▶ **Work required**
Print the listing as it stands, omitting all images.

*** Supplied material ***

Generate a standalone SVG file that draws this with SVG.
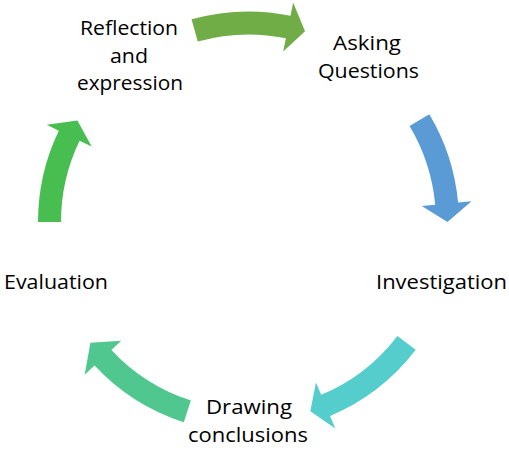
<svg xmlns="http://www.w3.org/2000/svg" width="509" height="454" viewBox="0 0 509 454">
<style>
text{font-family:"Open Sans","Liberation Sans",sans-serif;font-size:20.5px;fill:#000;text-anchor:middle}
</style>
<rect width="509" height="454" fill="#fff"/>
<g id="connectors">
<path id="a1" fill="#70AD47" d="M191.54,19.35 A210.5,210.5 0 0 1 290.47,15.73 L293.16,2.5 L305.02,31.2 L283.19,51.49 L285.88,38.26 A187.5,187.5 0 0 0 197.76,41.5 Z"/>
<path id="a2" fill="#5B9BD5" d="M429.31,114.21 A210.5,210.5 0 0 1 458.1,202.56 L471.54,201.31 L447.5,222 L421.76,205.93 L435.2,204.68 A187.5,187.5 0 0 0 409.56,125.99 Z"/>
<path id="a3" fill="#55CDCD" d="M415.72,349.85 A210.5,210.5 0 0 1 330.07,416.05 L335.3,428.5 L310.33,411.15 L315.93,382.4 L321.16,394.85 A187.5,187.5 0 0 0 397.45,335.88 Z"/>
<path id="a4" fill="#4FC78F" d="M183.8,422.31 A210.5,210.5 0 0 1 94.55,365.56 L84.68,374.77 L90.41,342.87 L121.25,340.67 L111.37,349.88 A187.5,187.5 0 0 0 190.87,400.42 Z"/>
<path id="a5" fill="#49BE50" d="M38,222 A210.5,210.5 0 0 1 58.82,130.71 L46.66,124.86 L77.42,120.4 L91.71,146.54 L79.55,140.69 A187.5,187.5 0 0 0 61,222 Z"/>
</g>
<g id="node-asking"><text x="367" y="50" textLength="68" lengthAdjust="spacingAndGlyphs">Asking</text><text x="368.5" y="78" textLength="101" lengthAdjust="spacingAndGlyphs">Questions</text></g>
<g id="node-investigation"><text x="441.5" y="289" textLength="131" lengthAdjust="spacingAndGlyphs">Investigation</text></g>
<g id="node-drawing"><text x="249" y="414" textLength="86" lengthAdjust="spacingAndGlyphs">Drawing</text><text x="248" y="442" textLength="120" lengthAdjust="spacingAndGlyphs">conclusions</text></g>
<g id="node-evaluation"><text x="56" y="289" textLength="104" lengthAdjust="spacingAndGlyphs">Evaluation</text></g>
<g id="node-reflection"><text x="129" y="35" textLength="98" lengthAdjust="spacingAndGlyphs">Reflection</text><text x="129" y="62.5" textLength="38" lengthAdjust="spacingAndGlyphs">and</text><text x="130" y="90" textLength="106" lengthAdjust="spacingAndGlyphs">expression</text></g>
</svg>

***

▶ **Response to the task**
Generate a standalone SVG file that draws this with SVG.
<svg xmlns="http://www.w3.org/2000/svg" width="509" height="454" viewBox="0 0 509 454">
<style>
text{font-family:"Open Sans","Liberation Sans",sans-serif;font-size:20.5px;fill:#000;text-anchor:middle}
</style>
<rect width="509" height="454" fill="#fff"/>
<g id="connectors">
<path id="a1" fill="#70AD47" d="M191.54,19.35 A210.5,210.5 0 0 1 290.47,15.73 L293.16,2.5 L305.02,31.2 L283.19,51.49 L285.88,38.26 A187.5,187.5 0 0 0 197.76,41.5 Z"/>
<path id="a2" fill="#5B9BD5" d="M429.31,114.21 A210.5,210.5 0 0 1 458.1,202.56 L471.54,201.31 L447.5,222 L421.76,205.93 L435.2,204.68 A187.5,187.5 0 0 0 409.56,125.99 Z"/>
<path id="a3" fill="#55CDCD" d="M415.72,349.85 A210.5,210.5 0 0 1 330.07,416.05 L335.3,428.5 L310.33,411.15 L315.93,382.4 L321.16,394.85 A187.5,187.5 0 0 0 397.45,335.88 Z"/>
<path id="a4" fill="#4FC78F" d="M183.8,422.31 A210.5,210.5 0 0 1 94.55,365.56 L84.68,374.77 L90.41,342.87 L121.25,340.67 L111.37,349.88 A187.5,187.5 0 0 0 190.87,400.42 Z"/>
<path id="a5" fill="#49BE50" d="M38,222 A210.5,210.5 0 0 1 58.82,130.71 L46.66,124.86 L77.42,120.4 L91.71,146.54 L79.55,140.69 A187.5,187.5 0 0 0 61,222 Z"/>
</g>
<g id="node-asking"><text x="367" y="50" textLength="68" lengthAdjust="spacingAndGlyphs">Asking</text><text x="368.5" y="78" textLength="101" lengthAdjust="spacingAndGlyphs">Questions</text></g>
<g id="node-investigation"><text x="441.5" y="289" textLength="131" lengthAdjust="spacingAndGlyphs">Investigation</text></g>
<g id="node-drawing"><text x="249" y="414" textLength="86" lengthAdjust="spacingAndGlyphs">Drawing</text><text x="248" y="442" textLength="120" lengthAdjust="spacingAndGlyphs">conclusions</text></g>
<g id="node-evaluation"><text x="56" y="289" textLength="104" lengthAdjust="spacingAndGlyphs">Evaluation</text></g>
<g id="node-reflection"><text x="129" y="35" textLength="98" lengthAdjust="spacingAndGlyphs">Reflection</text><text x="129" y="62.5" textLength="38" lengthAdjust="spacingAndGlyphs">and</text><text x="130" y="90" textLength="106" lengthAdjust="spacingAndGlyphs">expression</text></g>
</svg>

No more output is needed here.